┌─ RAW DATA
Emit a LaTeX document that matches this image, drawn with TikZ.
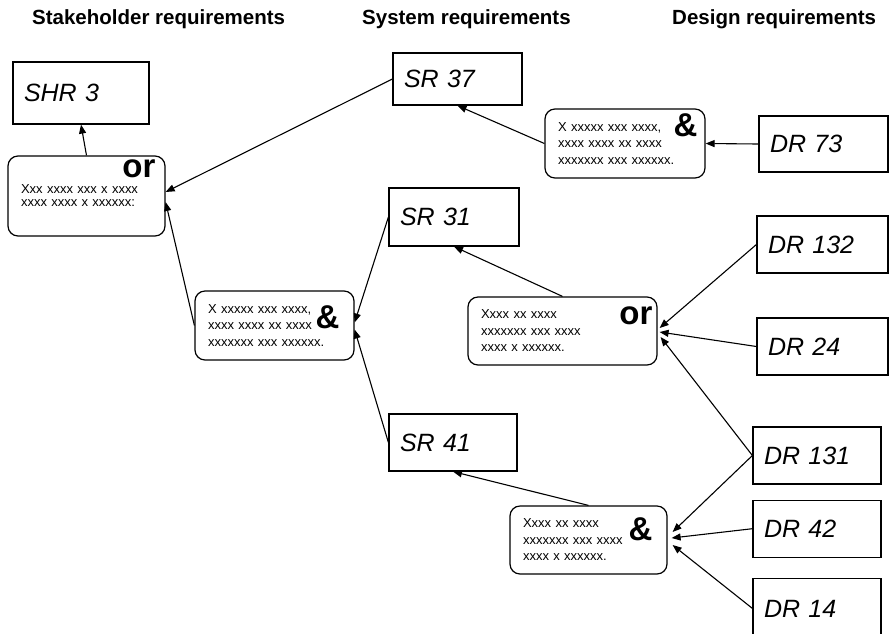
\documentclass[tikz,border=0pt]{standalone}
\usepackage{fontspec}
\setmainfont{Liberation Sans}
\usetikzlibrary{positioning, arrows.meta}
\tikzset{
  req/.style={draw, line width=1.2pt, inner xsep=11pt, inner ysep=0pt,
    text width=107pt, align=left, minimum height=57pt,
    font=\fontsize{25}{30}\selectfont\itshape},
  op/.style={draw, rounded corners=10pt, line width=1.2pt, inner xsep=13pt,
    inner ysep=0pt, minimum height=68pt, align=left,
    font=\fontsize{13}{16.5}\selectfont},
  gate/.style={inner sep=0pt, font=\fontsize{33}{38}\selectfont\bfseries},
  hdr/.style={anchor=base west, inner sep=0pt, font=\fontsize{20.5}{24}\selectfont\bfseries},
  flow/.style={-{Triangle[length=9pt, width=7pt]}, line width=1.1pt},
}
\begin{document}
\begin{tikzpicture}[x=1pt, y=-1pt, node distance=15pt and 10pt]
  \useasboundingbox (0,0) rectangle (889,633);
  \node[hdr] (h1) at (32,24) {Stakeholder requirements};
  \node[hdr] (h2) at (362,24) {System requirements};
  \node[hdr] (h3) at (672,24) {Design requirements};
  \node[req, text width=114pt, minimum height=62pt] (shr3) at (81,93) {SHR 3};
  \node[req, minimum height=52pt] (sr37) at (457.5,79) {SR 37};
  \node[req, text width=108pt, minimum height=58pt] (sr31) at (454,217) {SR 31};
  \node[req, text width=106pt] (sr41) at (453,442.5) {SR 41};
  \node[req, minimum height=56pt] (dr73) at (823.5,144) {DR 73};
  \node[req, text width=109pt] (dr132) at (822.5,244.5) {DR 132};
  \node[req, text width=109pt] (dr24) at (822.5,346.5) {DR 24};
  \node[req, text width=106pt] (dr131) at (817,455.5) {DR 131};
  \node[req, text width=106pt, below=of dr131] (dr42) {DR 42};
  \node[req, text width=106pt, minimum height=60pt, below=20pt of dr42] (dr14) {DR 14};
  \node[op, text width=131pt, minimum height=80pt, font=\fontsize{13}{13}\selectfont] (or1) at (86.5,196)
    {Xxx xxxx xxx x xxxx\\xxxx xxxx x xxxxxx:};
  \node[op, text width=134pt, minimum height=69pt] (and1) at (625,143.5)
    {X xxxxx xxx xxxx,\\xxxx xxxx xx xxxx\\xxxxxxx xxx xxxxxx.};
  \node[op, text width=133pt, minimum height=69pt] (and2) at (274.5,325.5)
    {X xxxxx xxx xxxx,\\xxxx xxxx xx xxxx\\xxxxxxx xxx xxxxxx.};
  \node[op, text width=163pt] (or2) at (562.5,331)
    {Xxxx xx xxxx\\xxxxxxx xxx xxxx\\xxxx x xxxxxx.};
  \node[op, text width=131pt] (and3) at (588.5,540)
    {Xxxx xx xxxx\\xxxxxxx xxx xxxx\\xxxx x xxxxxx.};
  \node[gate, below left=4pt and 10pt of or1.north east] (g1) {or};
  \node[gate, below left=5pt and 8pt of and1.north east] (g2) {\&};
  \node[gate, below left=15pt and 15pt of and2.north east] (g3) {\&};
  \node[gate, below left=10pt and 5pt of or2.north east] (g4) {or};
  \node[gate, below left=12pt and 15pt of and3.north east] (g5) {\&};
  \draw[flow] (or1.north) -- (shr3.south);
  \draw[flow] (sr37.west) -- ([yshift=4pt]or1.east);
  \draw[flow] (and2.west) -- ([yshift=-6pt]or1.east);
  \draw[flow] (sr31.west) -- ([yshift=3pt]and2.east);
  \draw[flow] (sr41.west) -- ([yshift=-4pt]and2.east);
  \draw[flow] (and1.west) -- (sr37.south);
  \draw[flow] (dr73.west) -- (and1.east);
  \draw[flow] (or2.north) -- (sr31.south);
  \draw[flow] (dr132.west) -- ([xshift=2pt, yshift=3pt]or2.east);
  \draw[flow] (dr24.west) -- ([xshift=2pt, yshift=-1pt]or2.east);
  \draw[flow] (dr131.west) -- ([xshift=3pt, yshift=-6pt]or2.east);
  \draw[flow] (dr131.west) -- ([xshift=5pt, yshift=8pt]and3.east);
  \draw[flow] (dr42.west) -- ([xshift=4pt, yshift=2pt]and3.east);
  \draw[flow] (dr14.west) -- ([xshift=5pt, yshift=-5pt]and3.east);
  \draw[flow] (and3.north) -- (sr41.south);
\end{tikzpicture}
\end{document}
└─
- **OBJECTIVE**
Output the data exactly. Pictures don't belong in the result.

- **FINISHED EXERCISE**
Emit a LaTeX document that matches this image, drawn with TikZ.
\documentclass[tikz,border=0pt]{standalone}
\usepackage{fontspec}
\setmainfont{Liberation Sans}
\usetikzlibrary{positioning, arrows.meta}
\tikzset{
  req/.style={draw, line width=1.2pt, inner xsep=11pt, inner ysep=0pt,
    text width=107pt, align=left, minimum height=57pt,
    font=\fontsize{25}{30}\selectfont\itshape},
  op/.style={draw, rounded corners=10pt, line width=1.2pt, inner xsep=13pt,
    inner ysep=0pt, minimum height=68pt, align=left,
    font=\fontsize{13}{16.5}\selectfont},
  gate/.style={inner sep=0pt, font=\fontsize{33}{38}\selectfont\bfseries},
  hdr/.style={anchor=base west, inner sep=0pt, font=\fontsize{20.5}{24}\selectfont\bfseries},
  flow/.style={-{Triangle[length=9pt, width=7pt]}, line width=1.1pt},
}
\begin{document}
\begin{tikzpicture}[x=1pt, y=-1pt, node distance=15pt and 10pt]
  \useasboundingbox (0,0) rectangle (889,633);
  \node[hdr] (h1) at (32,24) {Stakeholder requirements};
  \node[hdr] (h2) at (362,24) {System requirements};
  \node[hdr] (h3) at (672,24) {Design requirements};
  \node[req, text width=114pt, minimum height=62pt] (shr3) at (81,93) {SHR 3};
  \node[req, minimum height=52pt] (sr37) at (457.5,79) {SR 37};
  \node[req, text width=108pt, minimum height=58pt] (sr31) at (454,217) {SR 31};
  \node[req, text width=106pt] (sr41) at (453,442.5) {SR 41};
  \node[req, minimum height=56pt] (dr73) at (823.5,144) {DR 73};
  \node[req, text width=109pt] (dr132) at (822.5,244.5) {DR 132};
  \node[req, text width=109pt] (dr24) at (822.5,346.5) {DR 24};
  \node[req, text width=106pt] (dr131) at (817,455.5) {DR 131};
  \node[req, text width=106pt, below=of dr131] (dr42) {DR 42};
  \node[req, text width=106pt, minimum height=60pt, below=20pt of dr42] (dr14) {DR 14};
  \node[op, text width=131pt, minimum height=80pt, font=\fontsize{13}{13}\selectfont] (or1) at (86.5,196)
    {Xxx xxxx xxx x xxxx\\xxxx xxxx x xxxxxx:};
  \node[op, text width=134pt, minimum height=69pt] (and1) at (625,143.5)
    {X xxxxx xxx xxxx,\\xxxx xxxx xx xxxx\\xxxxxxx xxx xxxxxx.};
  \node[op, text width=133pt, minimum height=69pt] (and2) at (274.5,325.5)
    {X xxxxx xxx xxxx,\\xxxx xxxx xx xxxx\\xxxxxxx xxx xxxxxx.};
  \node[op, text width=163pt] (or2) at (562.5,331)
    {Xxxx xx xxxx\\xxxxxxx xxx xxxx\\xxxx x xxxxxx.};
  \node[op, text width=131pt] (and3) at (588.5,540)
    {Xxxx xx xxxx\\xxxxxxx xxx xxxx\\xxxx x xxxxxx.};
  \node[gate, below left=4pt and 10pt of or1.north east] (g1) {or};
  \node[gate, below left=5pt and 8pt of and1.north east] (g2) {\&};
  \node[gate, below left=15pt and 15pt of and2.north east] (g3) {\&};
  \node[gate, below left=10pt and 5pt of or2.north east] (g4) {or};
  \node[gate, below left=12pt and 15pt of and3.north east] (g5) {\&};
  \draw[flow] (or1.north) -- (shr3.south);
  \draw[flow] (sr37.west) -- ([yshift=4pt]or1.east);
  \draw[flow] (and2.west) -- ([yshift=-6pt]or1.east);
  \draw[flow] (sr31.west) -- ([yshift=3pt]and2.east);
  \draw[flow] (sr41.west) -- ([yshift=-4pt]and2.east);
  \draw[flow] (and1.west) -- (sr37.south);
  \draw[flow] (dr73.west) -- (and1.east);
  \draw[flow] (or2.north) -- (sr31.south);
  \draw[flow] (dr132.west) -- ([xshift=2pt, yshift=3pt]or2.east);
  \draw[flow] (dr24.west) -- ([xshift=2pt, yshift=-1pt]or2.east);
  \draw[flow] (dr131.west) -- ([xshift=3pt, yshift=-6pt]or2.east);
  \draw[flow] (dr131.west) -- ([xshift=5pt, yshift=8pt]and3.east);
  \draw[flow] (dr42.west) -- ([xshift=4pt, yshift=2pt]and3.east);
  \draw[flow] (dr14.west) -- ([xshift=5pt, yshift=-5pt]and3.east);
  \draw[flow] (and3.north) -- (sr41.south);
\end{tikzpicture}
\end{document}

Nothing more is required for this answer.